Exercise aim » Repeat the material exactly from its first line to the line that includes "cons_total = 266109713". Skip pictures.

[Rows from a dataset of charts and code]
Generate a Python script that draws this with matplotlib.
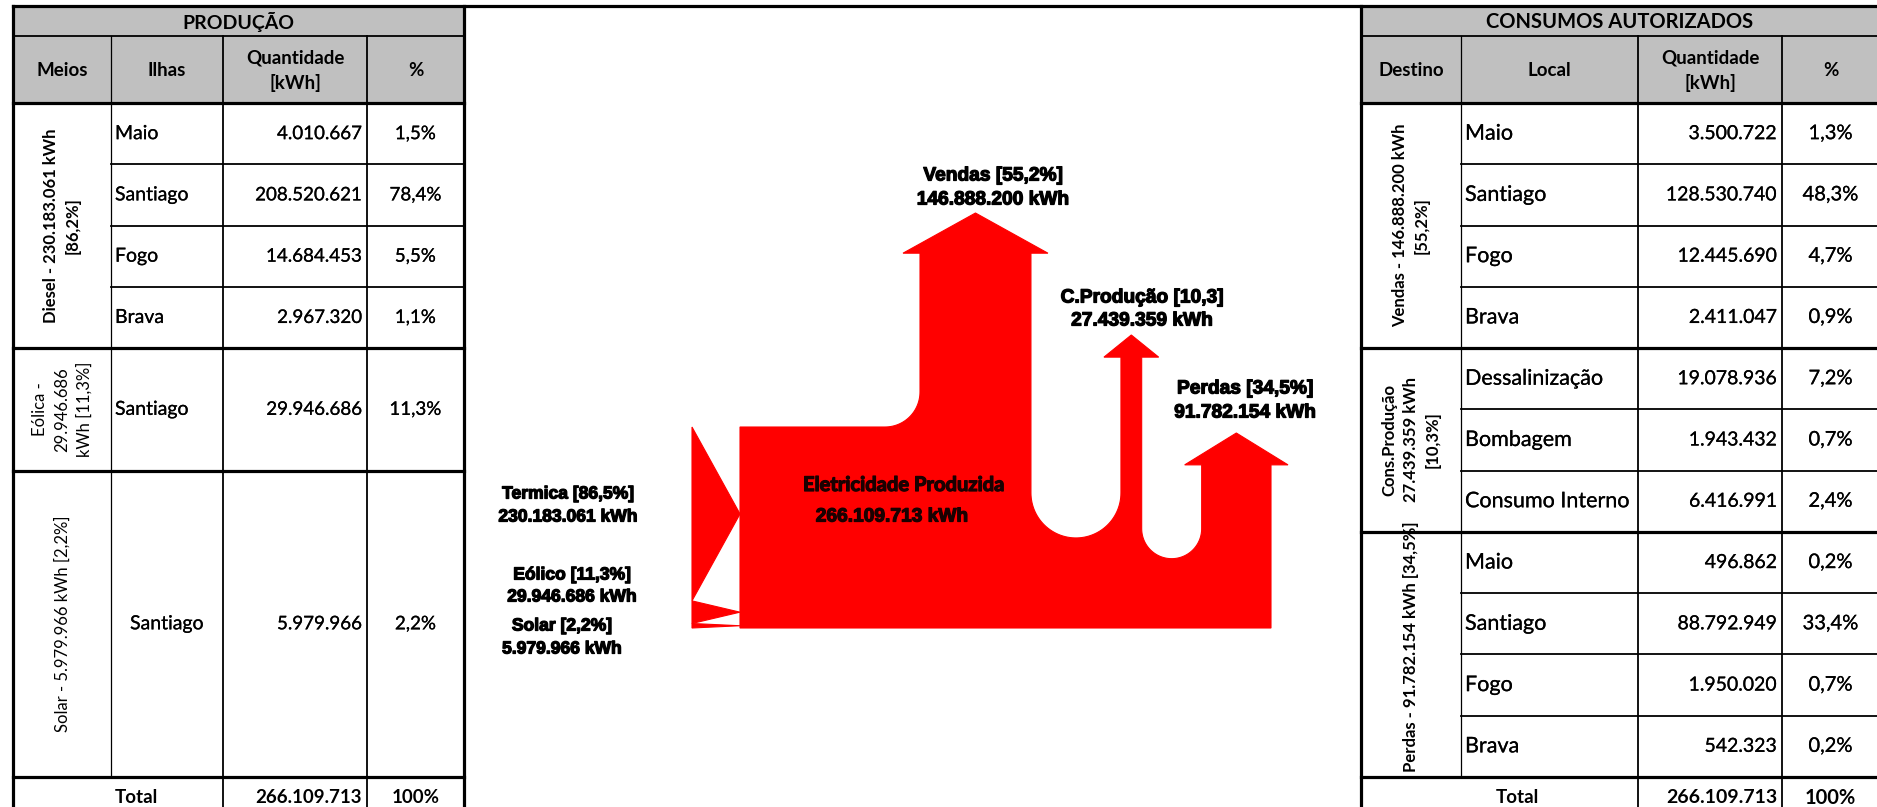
import matplotlib
matplotlib.use("Agg")
import matplotlib.pyplot as plt
from matplotlib.patches import Rectangle, Polygon
import matplotlib.patheffects as pe
import numpy as np

# ---------------- data ----------------
prod_title = "PRODUÇÃO"
prod_headers = ["Meios", "Ilhas", "Quantidade\n[kWh]", "%"]
prod_groups = ["Diesel - 230.183.061 kWh\n[86,2%]",
               "Eólica -\n29.946.686\nkWh [11,3%]",
               "Solar - 5.979.966 kWh [2,2%]"]
prod_group_bold = [True, False, False]
prod_items = [["Maio", "Santiago", "Fogo", "Brava"], ["Santiago"], ["Santiago"]]
prod_kwh = [[4010667, 208520621, 14684453, 2967320], [29946686], [5979966]]
prod_pct = [[1.5, 78.4, 5.5, 1.1], [11.3], [2.2]]
prod_total = 266109713

cons_title = "CONSUMOS AUTORIZADOS"
cons_headers = ["Destino", "Local", "Quantidade\n[kWh]", "%"]
cons_groups = ["Vendas - 146.888.200 kWh\n[55,2%]",
               "Cons.Produção\n27.439.359 kWh\n[10,3%]",
               "Perdas - 91.782.154 kWh [34,5%]"]
cons_group_bold = [True, True, True]
cons_items = [["Maio", "Santiago", "Fogo", "Brava"],
              ["Dessalinização", "Bombagem", "Consumo Interno"],
              ["Maio", "Santiago", "Fogo", "Brava"]]
cons_kwh = [[3500722, 128530740, 12445690, 2411047],
            [19078936, 1943432, 6416991],
            [496862, 88792949, 1950020, 542323]]
cons_pct = [[1.3, 48.3, 4.7, 0.9], [7.2, 0.7, 2.4], [0.2, 33.4, 0.7, 0.2]]
cons_total = 266109713

in_names = ["Termica [86,5%]", "Eólico [11,3%]", "Solar [2,2%]"]
in_values = ["230.183.061 kWh", "29.946.686 kWh", "5.979.966 kWh"]
in_flows = [230183061, 29946686, 5979966]
out_names = ["Vendas [55,2%]", "C.Produção [10,3]", "Perdas [34,5%]"]
out_values = ["146.888.200 kWh", "27.439.359 kWh", "91.782.154 kWh"]
out_flows = [146888200, 27439359, 91782154]
center_name = "Eletricidade Produzida"
center_value = "266.109.713 kWh"

# ---------------- figure ----------------
W, H = 1877, 807
fig = plt.figure(figsize=(W / 100, H / 100), dpi=100)
ax = fig.add_axes([0, 0, 1, 1])
ax.set_xlim(0, W)
ax.set_ylim(H, 0)
ax.axis("off")

TFONT = "Lato"
GRAY = "#c0c0c0"
THICK, MID, THIN = 2.3, 1.3, 0.9
thick_txt = [pe.withStroke(linewidth=0.15, foreground="black")]


def fmt_int(n):
    return f"{n:,}".replace(",", ".")


def fmt_pct(p):
    return f"{p:.1f}".replace(".", ",") + "%"


def draw_table(xc, title, headers, groups, gbold, items, kwh, pct, spans,
               item_center, total, gfs, ifs, nfs, pfs, tfs, bottom_anchor):
    y_t0, y_t1, y_h1, y_tot, y_end = 6, 36, 103, 777, 830
    row_h = (y_tot - y_h1) / sum(sum(s) for s in spans)
    x0, x1 = xc[0], xc[-1]
    ax.add_patch(Rectangle((x0, y_t0), x1 - x0, y_h1 - y_t0, color=GRAY, lw=0, zorder=1))
    ax.text((x0 + x1) / 2, (y_t0 + y_t1) / 2 + 1, title, ha="center", va="center",
            fontsize=tfs, fontweight="bold", family=TFONT)
    for j, h in enumerate(headers):
        ax.text((xc[j] + xc[j + 1]) / 2, (y_t1 + y_h1) / 2 + 1, h, ha="center", va="center",
                fontsize=13.5, fontweight="bold", family=TFONT, linespacing=1.5)
    ax.plot([x0, x1], [y_t1, y_t1], color="k", lw=MID, zorder=3)
    ax.plot([x0, x1], [y_h1, y_h1], color="k", lw=THICK, zorder=3)
    for xx in xc[1:-1]:
        ax.plot([xx, xx], [y_t1, y_tot], color="k", lw=THIN if xx == xc[1] else MID, zorder=3)
    for xx in xc[2:-1]:
        ax.plot([xx, xx], [y_tot, y_end], color="k", lw=MID, zorder=3)
    y = y_h1
    for g in range(len(groups)):
        gy0 = y
        for i, it in enumerate(items[g]):
            h = spans[g][i] * row_h
            cy = y + h / 2
            if item_center[g]:
                ax.text((xc[1] + xc[2]) / 2, cy, it, ha="center", va="center",
                        fontsize=ifs, family=TFONT, path_effects=thick_txt)
            else:
                ax.text(xc[1] + 4, cy, it, ha="left", va="center", fontsize=ifs,
                        family=TFONT, path_effects=thick_txt)
            ax.text(xc[3] - 5, cy, fmt_int(kwh[g][i]), ha="right", va="center",
                    fontsize=nfs, family=TFONT, path_effects=thick_txt)
            ax.text((xc[3] + xc[4]) / 2, cy, fmt_pct(pct[g][i]), ha="center", va="center",
                    fontsize=pfs, family=TFONT, path_effects=thick_txt)
            y += h
            if i < len(items[g]) - 1:
                ax.plot([xc[1], x1], [y, y], color="k", lw=MID, zorder=3)
        clip = Rectangle((xc[0], gy0 + 1), xc[1] - xc[0], y - gy0 - 2, transform=ax.transData)
        if bottom_anchor[g]:
            t = ax.text((xc[0] + xc[1]) / 2, y - 5, groups[g], ha="left", va="center",
                        rotation=90, rotation_mode="anchor", fontsize=gfs[g],
                        fontweight="bold" if gbold[g] else "normal", family=TFONT)
        else:
            t = ax.text((xc[0] + xc[1]) / 2, (gy0 + y) / 2, groups[g], ha="center", va="center",
                        rotation=90, rotation_mode="anchor", fontsize=gfs[g],
                        fontweight="bold" if gbold[g] else "normal", family=TFONT,
                        linespacing=1.45, multialignment="center")
        t.set_clip_path(clip)
        ax.plot([x0, x1], [y, y], color="k", lw=THICK, zorder=3)
    ty = (y_tot + y_end) / 2 - 6
    ax.text((xc[0] + xc[2]) / 2 + 18, ty, "Total", ha="center", va="center",
            fontsize=13.5, fontweight="bold", family=TFONT)
    ax.text(xc[3] - 5, ty, fmt_int(total), ha="right", va="center",
            fontsize=nfs, fontweight="bold", family=TFONT)
    ax.text((xc[3] + xc[4]) / 2, ty, "100%", ha="center", va="center",
            fontsize=pfs, fontweight="bold", family=TFONT)
    for xx in (x0, x1):
        ax.plot([xx, xx], [y_t0, y_end], color="k", lw=THICK, zorder=3)


draw_table([13, 111, 223, 367, 464], prod_title, prod_headers, prod_groups, prod_group_bold,
           prod_items, prod_kwh, prod_pct, [[1, 1, 1, 1], [2], [5]], [False, False, True],
           prod_total, [12, 12, 12], 14, 13.5, 13.5, 14, [False, False, False])
draw_table([1361, 1461, 1638, 1782, 1879], cons_title, cons_headers, cons_groups,
           cons_group_bold, cons_items, cons_kwh, cons_pct, [[1, 1, 1, 1], [1, 1, 1], [1, 1, 1, 1]],
           [False, False, False], cons_total, [12, 12, 12], 15.5, 14, 14.5, 14.5,
           [False, False, True])
ax.plot([13, W], [6, 6], color="k", lw=THICK, zorder=4)

# ---------------- sankey ----------------
RED = "#ff0000"
x_in, x_box = 692, 740
y_top, trunk_h = 427, 201
total = sum(in_flows)
k = trunk_h / total
y_bot = y_top + trunk_h

# inputs: arrow-like wedges pointing into the trunk
yy = y_top
for f in in_flows:
    h = f * k
    ax.add_patch(Polygon([(x_in, yy), (x_box, yy + h / 2), (x_in, yy + h)], closed=True,
                         fc=RED, ec=RED, lw=0.8, zorder=2))
    yy += h

# outputs
out_w = [f * k for f in out_flows]
left0 = 920
rc = 35
u_r = [45, 30]
tips = [213, 335, 433]
over = 17
head_len = [0.2 * w + 18 for w in out_w]

lefts = [left0]
for i in range(1, 3):
    lefts.append(lefts[-1] + out_w[i - 1] + 2 * u_r[i - 1])
x_end = lefts[-1] + out_w[-1]
bands = np.cumsum([y_top] + out_w)

pts = [(x_box, y_top), (left0 - rc, y_top)]
t = np.radians(np.linspace(90, 0, 30))
cx, cy = left0 - rc, y_top - rc
pts += list(zip(cx + rc * np.cos(t), cy + rc * np.sin(t)))
for i in range(3):
    l, w = lefts[i], out_w[i]
    base = tips[i] + head_len[i]
    pts += [(l, base), (l - over, base), (l + w / 2, tips[i]), (l + w + over, base), (l + w, base)]
    if i < 2:
        R = u_r[i]
        ucx, ucy = l + w + R, bands[i + 1] - R
        t = np.radians(np.linspace(180, 0, 60))
        pts += list(zip(ucx + R * np.cos(t), ucy + R * np.sin(t)))
pts += [(x_end, y_bot), (x_box, y_bot)]
ax.add_patch(Polygon(pts, closed=True, fc=RED, ec=RED, lw=0.8, zorder=2))

# labels
LFONT = "Liberation Sans"
stroke = [pe.withStroke(linewidth=0.9, foreground="black")]
out_lab_pos = [(993, 176, 200), (1142, 298, 321), (1245, 389, 413)]
for (x, y1, y2), n, v in zip(out_lab_pos, out_names, out_values):
    ax.text(x, y1, n, ha="center", va="center", fontsize=13.8, fontweight="bold",
            family=LFONT, path_effects=stroke)
    ax.text(x, y2, v, ha="center", va="center", fontsize=13.8, fontweight="bold",
            family=LFONT, path_effects=stroke)
in_lab_pos = [(568, 494, 517), (572, 575, 597), (562, 626, 649)]
for (x, y1, y2), n, v in zip(in_lab_pos, in_names, in_values):
    ax.text(x, y1, n, ha="center", va="center", fontsize=12.6, fontweight="bold",
            family=LFONT, path_effects=stroke)
    ax.text(x, y2, v, ha="center", va="center", fontsize=12.6, fontweight="bold",
            family=LFONT, path_effects=stroke)
ax.text(904, 485, center_name, ha="center", va="center", fontsize=14.5, fontweight="bold",
        family=TFONT, color="#1a0000",
        path_effects=[pe.withStroke(linewidth=0.9, foreground="#1a0000")])
ax.text(892, 517, center_value, ha="center", va="center", fontsize=13.8, fontweight="bold",
        family=LFONT, color="#1a0000",
        path_effects=[pe.withStroke(linewidth=0.9, foreground="#1a0000")])

fig.savefig("out.png", dpi=100)
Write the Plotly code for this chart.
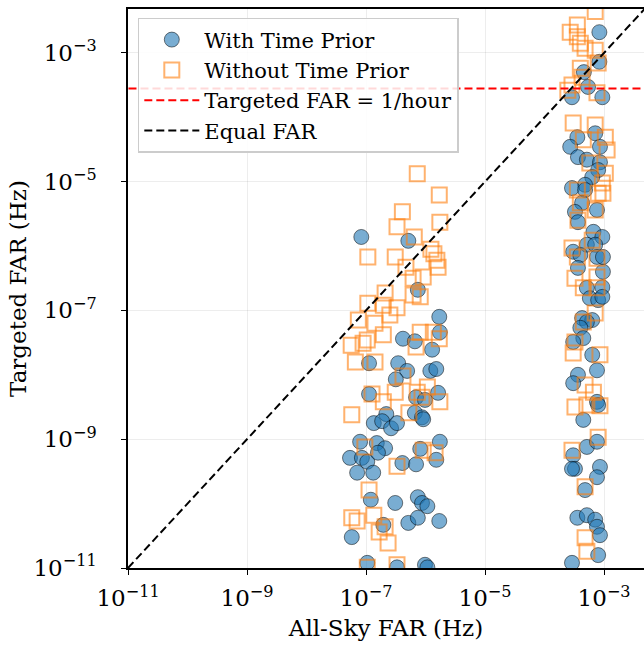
import numpy as np
import plotly.graph_objects as go

# log10 values
with_prior_allsky_log10 = [
    -7.08, -6.29, -6.13, -5.77, -6.38, -6.18, -5.76, -5.89, -6.95, -6.46, -6.31, -6.50, -5.92, -5.82,
    -6.95, -6.16, -6.01, -5.79, -6.18, -6.06, -6.04, -6.66, -6.87, -6.73, -6.58, -6.48, -7.10, -6.82,
    -6.68, -7.27, -7.07, -6.98, -6.80, -7.15, -6.88, -6.39, -6.16, -6.09, -5.82, -5.76, -6.92, -6.51,
    -6.13, -6.06, -5.97, -6.71, -6.29, -6.13, -5.77, -7.24, -6.98, -6.48, -6.01, -5.97,
    -3.08, -3.08, -3.34, -3.27, -3.54, -3.03, -3.15, -3.45, -3.57, -3.07, -3.44, -3.29, -3.07, -3.10,
    -3.20, -3.32, -3.54, -3.32, -3.37, -3.49, -3.12, -3.44, -3.18, -3.03, -3.29, -3.15, -3.52, -3.40,
    -3.12, -3.02, -3.44, -3.02, -3.29, -3.03, -3.24, -3.10, -3.03, -3.37, -3.20, -3.29, -3.40, -3.35,
    -3.52, -3.20, -3.12, -3.44, -3.52, -3.12, -3.10, -3.35, -3.29, -3.12, -3.52, -3.49, -3.54, -3.07,
    -3.12, -3.32, -3.45, -3.29, -3.15, -3.12, -3.07, -3.10, -3.54,
]
with_prior_targeted_log10 = [
    -5.86, -5.92, -6.68, -7.10, -7.44, -7.48, -7.34, -7.61, -7.82, -7.82, -7.94, -8.07, -7.94, -7.91,
    -8.30, -8.35, -8.39, -8.28, -8.59, -8.66, -8.69, -8.61, -8.75, -8.72, -8.83, -8.75, -9.04, -9.06,
    -9.14, -9.29, -9.29, -9.35, -9.21, -9.52, -9.52, -9.37, -9.39, -9.15, -9.32, -9.04, -9.94, -9.99,
    -9.90, -9.99, -10.04, -10.33, -10.30, -10.22, -10.27, -10.52, -10.92, -10.99, -10.95, -10.99,
    -2.68, -3.14, -3.30, -3.53, -3.69, -3.69, -4.25, -4.31, -4.46, -4.46, -4.62, -4.66, -4.70, -4.82,
    -4.93, -5.05, -5.10, -5.13, -5.33, -5.47, -5.44, -5.63, -5.78, -5.86, -5.98, -5.98, -6.09, -6.14,
    -6.17, -6.17, -6.34, -6.40, -6.65, -6.64, -6.81, -6.84, -6.79, -7.12, -7.15, -7.18, -7.27, -7.43,
    -7.49, -7.69, -7.93, -8.00, -8.13, -8.42, -8.47, -8.70, -9.12, -9.04, -9.25, -9.46, -9.46, -9.43,
    -9.59, -9.79, -10.22, -10.18, -10.25, -10.36, -10.49, -10.80, -10.92,
]
without_prior_allsky_log10 = [
    -6.14, -5.77, -6.39, -6.48, -6.19, -5.76, -6.97, -6.51, -6.33, -5.91, -5.86, -5.81, -5.79, -6.21,
    -6.04, -6.21, -6.09, -6.68, -6.97, -6.48, -6.71, -6.60, -7.13, -6.85, -6.71, -6.98, -7.25, -7.05,
    -6.16, -5.87, -5.77, -6.09, -7.18, -6.85, -6.38, -5.97, -6.51, -6.90, -6.71, -6.14, -6.06, -5.76,
    -6.28, -7.24, -7.02, -6.04, -5.84, -6.48, -6.95, -7.24, -7.15, -6.87, -6.78, -6.68, -6.63, -6.48,
    -6.98,
    -3.15, -3.57, -3.45, -3.45, -3.40, -3.32, -3.15, -3.10, -3.40, -3.37, -3.54, -3.61, -3.12, -3.52,
    -3.15, -2.98, -3.35, -2.95, -3.24, -2.98, -3.03, -3.45, -3.10, -3.02, -3.40, -3.15, -3.44, -3.20,
    -3.54, -3.45, -3.12, -3.49, -3.12, -3.35, -3.12, -3.15, -3.35, -3.49, -3.52, -3.07, -3.32, -3.18,
    -3.49, -3.29, -3.07, -3.10, -3.54, -3.32, -3.32, -3.29,
]
without_prior_targeted_log10 = [
    -4.88, -5.21, -5.47, -5.70, -5.86, -5.63, -6.17, -6.17, -6.33, -6.05, -6.12, -6.22, -6.33, -6.50,
    -6.48, -6.76, -6.79, -6.73, -6.89, -6.96, -6.92, -7.07, -7.15, -7.20, -7.38, -7.46, -7.54, -7.51,
    -7.57, -7.34, -7.44, -7.34, -7.80, -7.80, -8.02, -8.19, -8.27, -8.30, -8.42, -8.27, -8.35, -8.42,
    -8.59, -8.62, -9.12, -9.17, -9.21, -9.42, -9.79, -10.22, -10.27, -10.18, -10.44, -10.36, -10.61, -10.95,
    -10.99,
    -2.36, -2.68, -2.57, -2.75, -2.85, -2.93, -2.96, -3.16, -3.24, -3.38, -3.50, -3.58, -3.62, -4.09,
    -4.12, -4.31, -4.35, -4.51, -4.71, -4.87, -5.02, -5.13, -5.18, -5.18, -5.33, -5.44, -5.60, -5.91,
    -6.03, -6.17, -6.19, -6.50, -6.48, -6.65, -6.65, -7.04, -7.18, -7.49, -7.66, -7.69, -8.16, -8.27,
    -8.50, -8.47, -8.48, -8.97, -9.17, -9.74, -10.53, -10.74,
]

targeted_far = 1.0 / 3600.0
equal_line = [1e-11, 1e-2]
tick_exponents = [-11, -9, -7, -5, -3]
tick_vals = [10.0 ** e for e in tick_exponents]
tick_text = [f"10<sup>\u2212{-e}</sup>" for e in tick_exponents]

FONT = "DejaVu Serif"

fig = go.Figure()
fig.add_trace(go.Scatter(
    x=np.power(10.0, with_prior_allsky_log10), y=np.power(10.0, with_prior_targeted_log10),
    mode="markers", name="With Time Prior",
    marker=dict(symbol="circle", size=15, color="rgba(31,119,180,0.6)",
                line=dict(color="rgba(0,0,0,0.5)", width=1)),
))
fig.add_trace(go.Scatter(
    x=np.power(10.0, without_prior_allsky_log10), y=np.power(10.0, without_prior_targeted_log10),
    mode="markers", name="Without Time Prior",
    marker=dict(symbol="square-open", size=15, color="rgba(255,127,14,0.6)",
                line=dict(color="rgba(255,127,14,0.6)", width=2)),
))
fig.add_trace(go.Scatter(
    x=[1e-12, 1e-1], y=[targeted_far, targeted_far], mode="lines",
    name="Targeted FAR = 1/hour",
    line=dict(color="red", width=2, dash="8px,4px"),
))
fig.add_trace(go.Scatter(
    x=equal_line, y=equal_line, mode="lines", name="Equal FAR",
    line=dict(color="black", width=2, dash="8px,4px"),
))

axis_common = dict(
    type="log", tickmode="array", tickvals=tick_vals, ticktext=tick_text,
    showline=True, linecolor="black", linewidth=1.5,
    ticks="outside", ticklen=5, tickwidth=1.3, tickcolor="black",
    showgrid=True, gridcolor="rgba(0,0,0,0.07)", gridwidth=1,
    zeroline=False, automargin=False,
    tickfont=dict(family=FONT, size=23, color="black"),
)

fig.update_layout(
    width=644, height=646,
    margin=dict(l=128, r=0, t=9, b=78),
    paper_bgcolor="white", plot_bgcolor="white",
    font=dict(family=FONT, size=21, color="black"),
    xaxis=dict(axis_common, range=[-11, -2.33], mirror=True,
               ticklabelstandoff=4,
               title=dict(text="All-Sky FAR (Hz)", font=dict(family=FONT, size=23), standoff=10)),
    yaxis=dict(axis_common, range=[-11, -2.32], ticklabelstandoff=20,
               title=dict(text="Targeted FAR (Hz)", font=dict(family=FONT, size=23), standoff=0)),
    legend=dict(x=0.019, y=0.984, xanchor="left", yanchor="top",
                bgcolor="rgba(255,255,255,0.85)", bordercolor="#cccccc", borderwidth=1.5,
                font=dict(family=FONT, size=21, color="black"), tracegroupgap=0,
                itemwidth=55),
    showlegend=True,
)

fig.write_html(
    "out.html",
    config={"displayModeBar": False},
    post_script="document.body.style.margin='0';document.body.style.overflow='hidden';",
)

Answer for this exercise »
Generate a Python script that draws this with matplotlib.
import matplotlib
matplotlib.use("Agg")
import matplotlib.pyplot as plt
from matplotlib.patches import Rectangle, Polygon
import matplotlib.patheffects as pe
import numpy as np

# ---------------- data ----------------
prod_title = "PRODUÇÃO"
prod_headers = ["Meios", "Ilhas", "Quantidade\n[kWh]", "%"]
prod_groups = ["Diesel - 230.183.061 kWh\n[86,2%]",
               "Eólica -\n29.946.686\nkWh [11,3%]",
               "Solar - 5.979.966 kWh [2,2%]"]
prod_group_bold = [True, False, False]
prod_items = [["Maio", "Santiago", "Fogo", "Brava"], ["Santiago"], ["Santiago"]]
prod_kwh = [[4010667, 208520621, 14684453, 2967320], [29946686], [5979966]]
prod_pct = [[1.5, 78.4, 5.5, 1.1], [11.3], [2.2]]
prod_total = 266109713

cons_title = "CONSUMOS AUTORIZADOS"
cons_headers = ["Destino", "Local", "Quantidade\n[kWh]", "%"]
cons_groups = ["Vendas - 146.888.200 kWh\n[55,2%]",
               "Cons.Produção\n27.439.359 kWh\n[10,3%]",
               "Perdas - 91.782.154 kWh [34,5%]"]
cons_group_bold = [True, True, True]
cons_items = [["Maio", "Santiago", "Fogo", "Brava"],
              ["Dessalinização", "Bombagem", "Consumo Interno"],
              ["Maio", "Santiago", "Fogo", "Brava"]]
cons_kwh = [[3500722, 128530740, 12445690, 2411047],
            [19078936, 1943432, 6416991],
            [496862, 88792949, 1950020, 542323]]
cons_pct = [[1.3, 48.3, 4.7, 0.9], [7.2, 0.7, 2.4], [0.2, 33.4, 0.7, 0.2]]
cons_total = 266109713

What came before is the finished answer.